**AVAILABLE DATA:**
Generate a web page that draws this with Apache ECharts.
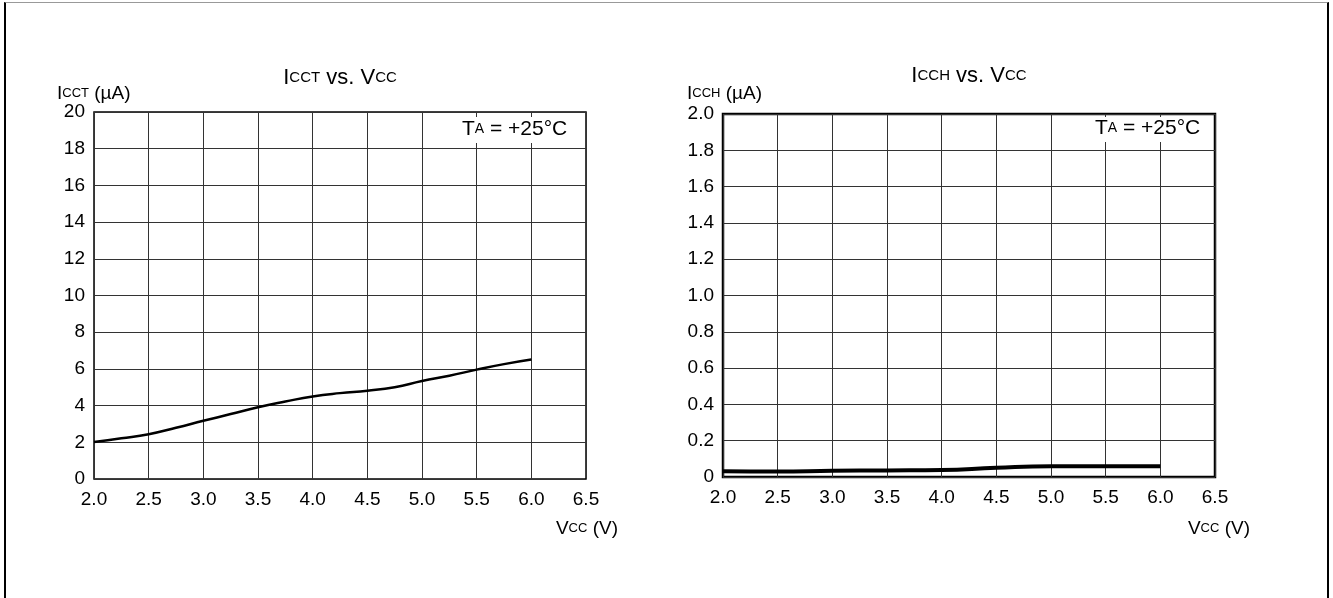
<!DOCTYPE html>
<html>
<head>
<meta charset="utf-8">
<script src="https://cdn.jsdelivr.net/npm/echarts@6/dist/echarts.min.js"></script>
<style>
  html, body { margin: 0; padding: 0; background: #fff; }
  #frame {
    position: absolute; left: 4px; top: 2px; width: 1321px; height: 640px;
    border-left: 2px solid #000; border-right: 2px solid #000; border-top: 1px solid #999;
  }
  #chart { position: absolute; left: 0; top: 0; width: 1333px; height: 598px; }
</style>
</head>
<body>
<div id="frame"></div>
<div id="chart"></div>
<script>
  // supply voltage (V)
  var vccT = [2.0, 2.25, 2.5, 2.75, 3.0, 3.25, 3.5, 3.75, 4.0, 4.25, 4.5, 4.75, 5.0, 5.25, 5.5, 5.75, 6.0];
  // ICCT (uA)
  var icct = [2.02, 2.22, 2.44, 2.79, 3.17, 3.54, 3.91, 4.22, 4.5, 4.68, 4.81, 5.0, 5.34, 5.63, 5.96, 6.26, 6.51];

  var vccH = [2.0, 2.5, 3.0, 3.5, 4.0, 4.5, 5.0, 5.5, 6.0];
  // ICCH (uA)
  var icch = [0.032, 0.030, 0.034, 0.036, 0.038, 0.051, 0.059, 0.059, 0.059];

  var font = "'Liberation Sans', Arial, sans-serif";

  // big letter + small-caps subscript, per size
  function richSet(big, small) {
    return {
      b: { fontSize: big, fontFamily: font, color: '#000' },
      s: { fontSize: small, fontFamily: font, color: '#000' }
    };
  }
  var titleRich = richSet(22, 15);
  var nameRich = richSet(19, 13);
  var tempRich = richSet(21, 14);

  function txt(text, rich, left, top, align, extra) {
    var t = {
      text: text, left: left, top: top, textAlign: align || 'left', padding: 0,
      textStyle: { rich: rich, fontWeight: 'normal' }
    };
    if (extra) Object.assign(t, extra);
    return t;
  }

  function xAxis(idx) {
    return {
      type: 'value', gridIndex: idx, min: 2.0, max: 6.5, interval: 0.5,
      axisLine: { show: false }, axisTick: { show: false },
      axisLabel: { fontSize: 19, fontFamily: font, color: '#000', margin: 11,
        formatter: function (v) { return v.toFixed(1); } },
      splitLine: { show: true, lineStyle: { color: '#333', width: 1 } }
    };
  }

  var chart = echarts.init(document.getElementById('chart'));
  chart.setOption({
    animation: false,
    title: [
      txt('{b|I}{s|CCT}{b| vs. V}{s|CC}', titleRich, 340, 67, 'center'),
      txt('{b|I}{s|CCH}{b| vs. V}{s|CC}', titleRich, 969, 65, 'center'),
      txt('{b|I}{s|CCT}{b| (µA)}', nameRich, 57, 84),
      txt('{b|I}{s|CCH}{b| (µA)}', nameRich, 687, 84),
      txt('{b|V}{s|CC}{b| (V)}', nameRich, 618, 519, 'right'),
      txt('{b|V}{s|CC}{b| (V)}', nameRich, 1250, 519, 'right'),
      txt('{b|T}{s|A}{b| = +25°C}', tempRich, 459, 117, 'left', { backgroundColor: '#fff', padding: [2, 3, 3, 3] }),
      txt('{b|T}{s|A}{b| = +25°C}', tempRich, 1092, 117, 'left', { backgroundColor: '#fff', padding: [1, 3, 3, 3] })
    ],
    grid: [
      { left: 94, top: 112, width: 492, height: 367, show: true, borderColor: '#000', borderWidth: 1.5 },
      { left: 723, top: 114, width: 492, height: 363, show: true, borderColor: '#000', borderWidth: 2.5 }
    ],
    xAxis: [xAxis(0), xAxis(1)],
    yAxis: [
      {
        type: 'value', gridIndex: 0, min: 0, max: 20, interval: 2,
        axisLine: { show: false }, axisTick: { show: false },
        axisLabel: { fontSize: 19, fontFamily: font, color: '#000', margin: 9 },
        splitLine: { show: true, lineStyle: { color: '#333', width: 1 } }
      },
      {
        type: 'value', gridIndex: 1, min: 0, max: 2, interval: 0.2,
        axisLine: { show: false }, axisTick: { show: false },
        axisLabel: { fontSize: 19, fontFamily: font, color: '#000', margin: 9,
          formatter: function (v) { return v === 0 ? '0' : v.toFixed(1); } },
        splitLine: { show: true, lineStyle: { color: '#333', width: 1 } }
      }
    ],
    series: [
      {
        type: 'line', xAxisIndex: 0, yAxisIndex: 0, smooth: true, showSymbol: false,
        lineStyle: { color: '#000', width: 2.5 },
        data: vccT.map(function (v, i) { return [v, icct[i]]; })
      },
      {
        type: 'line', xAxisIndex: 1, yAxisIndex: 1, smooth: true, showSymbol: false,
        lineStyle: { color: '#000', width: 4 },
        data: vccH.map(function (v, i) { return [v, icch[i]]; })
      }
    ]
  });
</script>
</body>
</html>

**WHAT IS EXPECTED:** Output the data exactly. Pictures don't belong in the result.

**ANSWER FOR THE TASK:**
Generate a web page that draws this with Apache ECharts.
<!DOCTYPE html>
<html>
<head>
<meta charset="utf-8">
<script src="https://cdn.jsdelivr.net/npm/echarts@6/dist/echarts.min.js"></script>
<style>
  html, body { margin: 0; padding: 0; background: #fff; }
  #frame {
    position: absolute; left: 4px; top: 2px; width: 1321px; height: 640px;
    border-left: 2px solid #000; border-right: 2px solid #000; border-top: 1px solid #999;
  }
  #chart { position: absolute; left: 0; top: 0; width: 1333px; height: 598px; }
</style>
</head>
<body>
<div id="frame"></div>
<div id="chart"></div>
<script>
  // supply voltage (V)
  var vccT = [2.0, 2.25, 2.5, 2.75, 3.0, 3.25, 3.5, 3.75, 4.0, 4.25, 4.5, 4.75, 5.0, 5.25, 5.5, 5.75, 6.0];
  // ICCT (uA)
  var icct = [2.02, 2.22, 2.44, 2.79, 3.17, 3.54, 3.91, 4.22, 4.5, 4.68, 4.81, 5.0, 5.34, 5.63, 5.96, 6.26, 6.51];

  var vccH = [2.0, 2.5, 3.0, 3.5, 4.0, 4.5, 5.0, 5.5, 6.0];
  // ICCH (uA)
  var icch = [0.032, 0.030, 0.034, 0.036, 0.038, 0.051, 0.059, 0.059, 0.059];

  var font = "'Liberation Sans', Arial, sans-serif";

  // big letter + small-caps subscript, per size
  function richSet(big, small) {
    return {
      b: { fontSize: big, fontFamily: font, color: '#000' },
      s: { fontSize: small, fontFamily: font, color: '#000' }
    };
  }
  var titleRich = richSet(22, 15);
  var nameRich = richSet(19, 13);
  var tempRich = richSet(21, 14);

  function txt(text, rich, left, top, align, extra) {
    var t = {
      text: text, left: left, top: top, textAlign: align || 'left', padding: 0,
      textStyle: { rich: rich, fontWeight: 'normal' }
    };
    if (extra) Object.assign(t, extra);
    return t;
  }

  function xAxis(idx) {
    return {
      type: 'value', gridIndex: idx, min: 2.0, max: 6.5, interval: 0.5,
      axisLine: { show: false }, axisTick: { show: false },
      axisLabel: { fontSize: 19, fontFamily: font, color: '#000', margin: 11,
        formatter: function (v) { return v.toFixed(1); } },
      splitLine: { show: true, lineStyle: { color: '#333', width: 1 } }
    };
  }

  var chart = echarts.init(document.getElementById('chart'));
  chart.setOption({
    animation: false,
    title: [
      txt('{b|I}{s|CCT}{b| vs. V}{s|CC}', titleRich, 340, 67, 'center'),
      txt('{b|I}{s|CCH}{b| vs. V}{s|CC}', titleRich, 969, 65, 'center'),
      txt('{b|I}{s|CCT}{b| (µA)}', nameRich, 57, 84),
      txt('{b|I}{s|CCH}{b| (µA)}', nameRich, 687, 84),
      txt('{b|V}{s|CC}{b| (V)}', nameRich, 618, 519, 'right'),
      txt('{b|V}{s|CC}{b| (V)}', nameRich, 1250, 519, 'right'),
      txt('{b|T}{s|A}{b| = +25°C}', tempRich, 459, 117, 'left', { backgroundColor: '#fff', padding: [2, 3, 3, 3] }),
      txt('{b|T}{s|A}{b| = +25°C}', tempRich, 1092, 117, 'left', { backgroundColor: '#fff', padding: [1, 3, 3, 3] })
    ],
    grid: [
      { left: 94, top: 112, width: 492, height: 367, show: true, borderColor: '#000', borderWidth: 1.5 },
      { left: 723, top: 114, width: 492, height: 363, show: true, borderColor: '#000', borderWidth: 2.5 }
    ],
    xAxis: [xAxis(0), xAxis(1)],
    yAxis: [
      {
        type: 'value', gridIndex: 0, min: 0, max: 20, interval: 2,
        axisLine: { show: false }, axisTick: { show: false },
        axisLabel: { fontSize: 19, fontFamily: font, color: '#000', margin: 9 },
        splitLine: { show: true, lineStyle: { color: '#333', width: 1 } }
      },
      {
        type: 'value', gridIndex: 1, min: 0, max: 2, interval: 0.2,
        axisLine: { show: false }, axisTick: { show: false },
        axisLabel: { fontSize: 19, fontFamily: font, color: '#000', margin: 9,
          formatter: function (v) { return v === 0 ? '0' : v.toFixed(1); } },
        splitLine: { show: true, lineStyle: { color: '#333', width: 1 } }
      }
    ],
    series: [
      {
        type: 'line', xAxisIndex: 0, yAxisIndex: 0, smooth: true, showSymbol: false,
        lineStyle: { color: '#000', width: 2.5 },
        data: vccT.map(function (v, i) { return [v, icct[i]]; })
      },
      {
        type: 'line', xAxisIndex: 1, yAxisIndex: 1, smooth: true, showSymbol: false,
        lineStyle: { color: '#000', width: 4 },
        data: vccH.map(function (v, i) { return [v, icch[i]]; })
      }
    ]
  });
</script>
</body>
</html>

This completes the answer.